I applied lip balm ever few miles, I never lost the lip balm. I still had the gloves I'd tucked in my waistband.
And then we were back in Manhattan.
I mostly listened to the iPod through Harlem and on toward the Park. The family was going to cross over and meet me there - at first my wife had said she would see me on the avenue, and then she changed that so I wasn't sure where I would see her. So I began looking well up the street. It was a good thing, too, another distraction.
Remember; I had never even run 20 miles before. The one time I tried it I fell slightly short, going from Cleveland Heights to Lakewood. Once I did hit 20, in the Bronx, I thought, well, from here on out I have no idea what I am capable of. I tried to drive any notion of what it was going to feel like stopping, of finishing, of having the medal, of seeing my kids again, out of my head.
Choice track: Put Your Records On - Corinne Bailey Rae
We crossed into Central Park. After another half mile or so, I found my family again. I wasn't stopping this time, I was just happy to see them. The last two miles were ridiculous. I can't say they were impossible, I didn't slow down any more than I already had (LOTS of people passed me on Fifth Avenue) I just kept going, not too slowly, either, it just didn't seem like it was ever going to end.
Final track: It's My Life (Vocal Mix) - Liquid People vs. Talk Talk
Remember, these tracks are at random, and this one was next. I listened to it a lot during my training, one of those songs from my teenage yeras that was playe so much it lost meaning at the time, but has creepingly gained meaning in the time since.
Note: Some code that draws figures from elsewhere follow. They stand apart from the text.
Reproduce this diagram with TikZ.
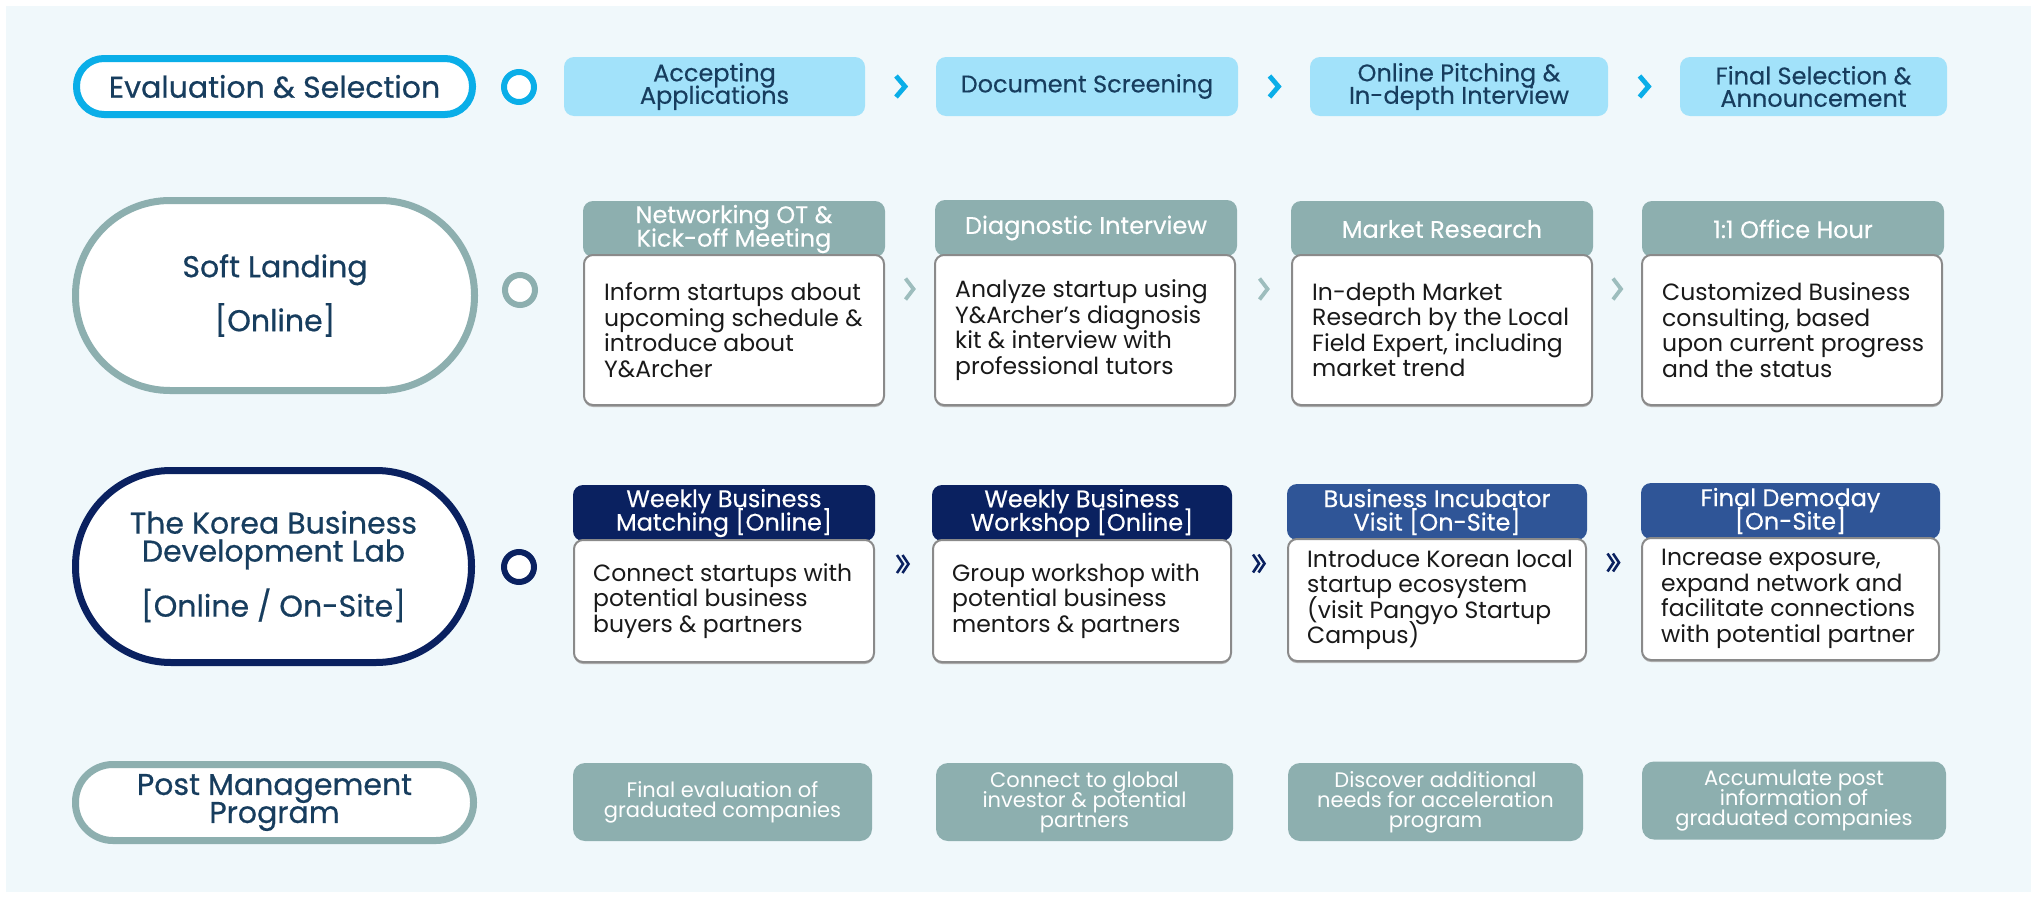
\documentclass[tikz,border=0pt]{standalone}
\usepackage{fontspec}
\setmainfont{Poppins}
\newfontfamily\medfont{Poppins}[FakeBold=0.6]
\newfontfamily\semifont{Poppins}[FakeBold=0.3]
\usetikzlibrary{calc}
\definecolor{bgc}{HTML}{F0F8FB}
\definecolor{cyanline}{HTML}{0AAEE8}
\definecolor{cyanbox}{HTML}{A2E2FA}
\definecolor{sage}{HTML}{8DAFAF}
\definecolor{sagechev}{HTML}{9DBDBD}
\definecolor{navy}{HTML}{0A2160}
\definecolor{midblue}{HTML}{2F5597}
\definecolor{titletext}{HTML}{173D5E}
\definecolor{boxline}{HTML}{8A8A8A}
\tikzset{
  pill/.style={draw, line width=7pt, fill=white, rectangle, inner sep=0pt,
    font=\medfont\fontsize{30}{28}\selectfont, text=titletext, align=center},
  ring/.style={circle, draw, line width=6pt, fill=white, minimum size=30pt, inner sep=0pt},
  stepbox/.style={rectangle, fill=cyanbox, rounded corners=10pt, inner sep=0pt,
    minimum height=59pt, font=\semifont\fontsize{24}{22.5}\selectfont, text=titletext, align=center},
  headbox/.style={rectangle, rounded corners=10pt, inner sep=0pt, minimum height=56pt,
    text=white, font=\semifont\fontsize{24}{23.5}\selectfont, align=center},
  bodybox/.style={rectangle, draw=boxline, line width=2pt, fill=white, rounded corners=9pt,
    inner sep=0pt, preaction={fill=black!30, transform canvas={yshift=-2pt}}},
  bodytext/.style={anchor=west, align=left, inner sep=0pt,
    font=\fontsize{23.5}{25.5}\selectfont, text=black!90},
  postbox/.style={rectangle, fill=sage, rounded corners=12pt, inner sep=0pt, minimum height=78pt,
    text=white, font=\fontsize{21}{20}\selectfont, align=center},
  chev/.pic={\draw[line width=4.8pt, line cap=butt, miter limit=10, pic actions] (-4.5,-10.5) -- (4.5,0) -- (-4.5,10.5);},
  chevs/.pic={\draw[line width=3.8pt, line cap=butt, miter limit=10, pic actions] (-4,-10.5) -- (4,0) -- (-4,10.5);},
  dchev/.pic={\draw[line width=2.6pt, line cap=butt, miter limit=10, pic actions] (-6.5,-9) -- (-0.5,0) -- (-6.5,9);
              \draw[line width=2.6pt, line cap=butt, miter limit=10, pic actions] (-1,-9) -- (5,0) -- (-1,9);}
}
\begin{document}
\lineskiplimit=-100pt
\begin{tikzpicture}[x=1pt, y=-1pt, every node/.append style={execute at begin node={\lineskiplimit=-100pt}}]
\useasboundingbox (0,0) rectangle (2037,897);
\fill[white] (0,0) rectangle (2037,897);
\fill[bgc] (6,6) rectangle (2031,892);

% ---------- Row 1: Evaluation & Selection ----------
\node[pill, draw=cyanline, minimum width=396pt, minimum height=56pt, rounded corners=27.5pt]
  (pEval) at (274.5,86.5) {Evaluation \& Selection};
\node[ring, draw=cyanline] (c1) at (519,87) {};
\node[stepbox, minimum width=301pt] (a1) at (714.5,86.5) {Accepting\\Applications};
\node[stepbox, minimum width=302pt] (a2) at (1087,86.5) {Document Screening};
\node[stepbox, minimum width=298pt] (a3) at (1459,86.5) {Online Pitching \&\\In-depth Interview};
\node[stepbox, minimum width=267pt] (a4) at (1813.5,86.5) {Final Selection \&\\Announcement};
\path ($(a1.east)!0.5!(a2.west)$) pic[draw=cyanline] {chev};
\path ($(a2.east)!0.5!(a3.west)$) pic[draw=cyanline] {chev};
\path ($(a3.east)!0.5!(a4.west)$) pic[draw=cyanline] {chev};

% ---------- Row 2: Soft Landing ----------
\node[pill, draw=sage, minimum width=399pt, minimum height=190pt, rounded corners=94.5pt]
  (pSoft) at (275,295.5) {Soft Landing\\[26pt]{[Online]}};
\node[ring, draw=sage] (c2) at (520,290) {};
\node[headbox, fill=sage, minimum width=302pt] (h21) at (734,229) {Networking OT \&\\Kick-off Meeting};
\node[headbox, fill=sage, minimum width=302pt] (h22) at (1086,228) {Diagnostic Interview};
\node[headbox, fill=sage, minimum width=302pt] (h23) at (1442,229) {Market Research};
\node[headbox, fill=sage, minimum width=302pt] (h24) at (1793,229) {1:1 Office Hour};
\node[bodybox, minimum width=300pt, minimum height=150pt] (b21) at (734,330) {};
\node[bodybox, minimum width=300pt, minimum height=150pt] (b22) at (1085,330) {};
\node[bodybox, minimum width=300pt, minimum height=150pt] (b23) at (1442,330) {};
\node[bodybox, minimum width=300pt, minimum height=150pt] (b24) at (1792,330) {};
\node[bodytext] (t21) at ([xshift=21pt]b21.west) {Inform startups about\\upcoming schedule \&\\introduce about\\Y\&Archer};
\node[bodytext] (t22) at ([xshift=21pt]b22.west) {Analyze startup using\\Y\&Archer’s diagnosis\\kit \& interview with\\professional tutors};
\node[bodytext] (t23) at ([xshift=21pt]b23.west) {In-depth Market\\Research by the Local\\Field Expert, including\\market trend};
\node[bodytext] (t24) at ([xshift=21pt]b24.west) {Customized Business\\consulting, based\\upon current progress\\and the status};
\path ($(b21.east)!0.5!(b22.west)$) ++(0,-41) pic[draw=sagechev] {chevs};
\path ($(b22.east)!0.5!(b23.west)$) ++(0,-41) pic[draw=sagechev] {chevs};
\path ($(b23.east)!0.5!(b24.west)$) ++(0,-41) pic[draw=sagechev] {chevs};

% ---------- Row 3: The Korea Business Development Lab ----------
\node[pill, draw=navy, minimum width=396pt, minimum height=192pt, rounded corners=95.5pt]
  (pKorea) at (273.5,566.5) {The Korea Business\\Development Lab\\[27pt]{[Online / On-Site]}};
\node[ring, draw=navy] (c3) at (519,567) {};
\node[headbox, fill=navy, minimum width=302pt] (h31) at (724,513) {Weekly Business\\Matching [Online]};
\node[headbox, fill=navy, minimum width=300pt] (h32) at (1082,513) {Weekly Business\\Workshop [Online]};
\node[headbox, fill=midblue, minimum width=300pt] (h33) at (1437,512) {Business Incubator\\Visit [On-Site]};
\node[headbox, fill=midblue, minimum width=299pt] (h34) at (1790.5,511) {Final Demoday\\{[On-Site]}};
\node[bodybox, minimum width=300pt, minimum height=122pt] (b31) at (724,601) {};
\node[bodybox, minimum width=298pt, minimum height=122pt] (b32) at (1082,601) {};
\node[bodybox, minimum width=298pt, minimum height=122pt] (b33) at (1437,600) {};
\node[bodybox, minimum width=297pt, minimum height=122pt] (b34) at (1790.5,599) {};
\node[bodytext] (t31) at ([xshift=20pt]b31.west) {Connect startups with\\potential business\\buyers \& partners};
\node[bodytext] (t32) at ([xshift=20pt]b32.west) {Group workshop with\\potential business\\mentors \& partners};
\node[bodytext] (t33) at ([xshift=20pt]b33.west) {Introduce Korean local\\startup ecosystem\\(visit Pangyo Startup\\Campus)};
\node[bodytext] (t34) at ([xshift=20pt]b34.west) {Increase exposure,\\expand network and\\facilitate connections\\with potential partner};
\path ($(b31.east)!0.5!(b32.west)$) ++(0,-37) pic[draw=navy] {dchev};
\path ($(b32.east)!0.5!(b33.west)$) ++(0,-37) pic[draw=navy] {dchev};
\path ($(b33.east)!0.5!(b34.west)$) ++(0,-37) pic[draw=navy] {dchev};

% ---------- Row 4: Post Management Program ----------
\node[pill, draw=sage, minimum width=398pt, minimum height=76pt, rounded corners=37.5pt]
  (pPost) at (274.5,802.5) {Post Management\\Program};
\node[postbox, minimum width=299pt] (p1) at (722.5,802) {Final evaluation of\\graduated companies};
\node[postbox, minimum width=297pt] (p2) at (1084.5,802) {Connect to global\\investor \& potential\\partners};
\node[postbox, minimum width=295pt] (p3) at (1435.5,802) {Discover additional\\needs for acceleration\\program};
\node[postbox, minimum width=304pt] (p4) at (1794,800.5) {Accumulate post\\information of\\graduated companies};
\end{tikzpicture}
\end{document}
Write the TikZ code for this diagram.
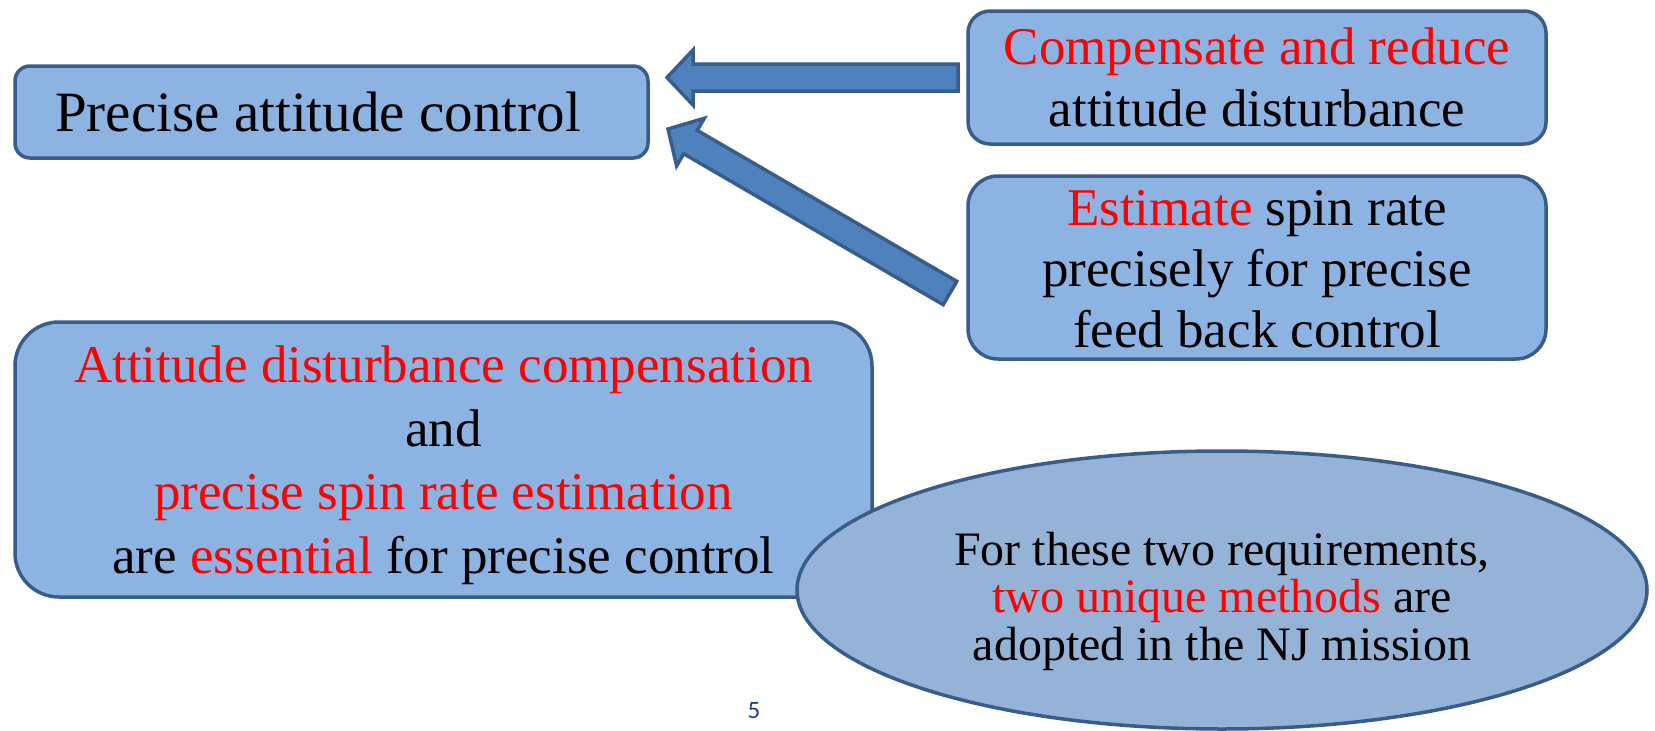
\documentclass[tikz,border=0pt]{standalone}
\usepackage{fontspec}
\setmainfont{Liberation Serif}
\newfontfamily\pnfont{Carlito}
\usetikzlibrary{shapes.geometric,calc}
\definecolor{boxfill}{HTML}{8DB3E2}
\definecolor{ellfill}{HTML}{95B3D7}
\definecolor{edgeblue}{HTML}{385D8A}
\definecolor{arrfill}{HTML}{4F81BD}
\definecolor{hlred}{HTML}{FF0000}
\definecolor{pnum}{HTML}{1F3F8C}
\newcommand\redtxt[1]{\textcolor{hlred}{#1}}
\newcommand\blockarrow[2]{%
\draw[barrow] let \p1=($(#2)-(#1)$), \n1={atan2(\y1,\x1)}, \n2={veclen(\x1,\y1)-26} in
 ($(#1)+(\n1+90:13.5)$) -- ++(\n1:\n2) -- ++(\n1+90:14) -- (#2)
 -- ($(#1)+(\n1:\n2)+(\n1-90:27.5)$) -- ++(\n1+90:14) -- ($(#1)+(\n1-90:13.5)$) -- cycle;}
\begin{document}
\begin{tikzpicture}[x=1pt,y=1pt,
  box/.style={draw=edgeblue,fill=boxfill,line width=3.5pt,inner sep=0pt},
  boxtext/.style={align=center,inner sep=0pt,font=\fontsize{53}{62}\selectfont},
  ellbox/.style={ellipse,draw=edgeblue,fill=ellfill,line width=3.5pt,inner sep=0pt},
  barrow/.style={draw=edgeblue,fill=arrfill,line width=3.5pt,line join=miter}]
\useasboundingbox[fill=white] (0,0) rectangle (1655,-731);

% arrows
\coordinate (a1tail) at (958,-77.5);
\coordinate (a1tip) at (667,-77.5);
\coordinate (a2tail) at (950,-293);
\coordinate (a2tip) at (668,-129);
\blockarrow{a1tail}{a1tip}
\blockarrow{a2tail}{a2tip}

% boxes
\node[box,minimum width=633,minimum height=92,rounded corners=15] (pac) at (331.5,-112) {};
\node[boxtext,font=\fontsize{57}{62}\selectfont] (pactxt) at (318,-112) {Precise attitude control};

\node[box,minimum width=578,minimum height=133,rounded corners=22] (comp) at (1257,-77.5) {};
\node[boxtext] (comptxt) at (1257,-77.5)
  {\redtxt{Compensate and reduce}\\attitude disturbance};

\node[box,minimum width=578,minimum height=183,rounded corners=30] (est) at (1257,-267.5) {};
\node[boxtext,font=\fontsize{53}{61}\selectfont] (esttxt) at (1257,-269)
  {\redtxt{Estimate} spin rate\\precisely for precise\\feed back control};

\node[box,minimum width=857,minimum height=275,rounded corners=44] (ess) at (443.5,-459.5) {};
\node[boxtext,font=\fontsize{53}{63.5}\selectfont] (esstxt) at (443.5,-465)
  {\redtxt{Attitude disturbance compensation}\\and\\\redtxt{precise spin rate estimation}\\are \redtxt{essential} for precise control};

\node[ellbox,minimum width=850,minimum height=278] (meth) at (1222,-590) {};
\node[boxtext,font=\fontsize{48}{47.5}\selectfont] (methtxt) at (1222,-601)
  {For these two requirements,\\\redtxt{two unique methods} are\\adopted in the NJ mission};

\node[font=\pnfont\fontsize{25}{30}\selectfont,text=pnum,inner sep=0pt] (pn) at (754,-711) {5};
\end{tikzpicture}
\end{document}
And the artist who was Talk Talk now goes under the name Liquid People and "remixed" this track, which means he mostly put a thudding beat under it that makes it incredible to work out to. It was exactly what I needed at that point in time, reminding me of all the work I'd put into this. I just shut everyone out except for the deafening cheering that came through.
Out to south end of the park, and then back in, I headed to the finish line. There was no feeling of overwhelming exhilaration then, just relief.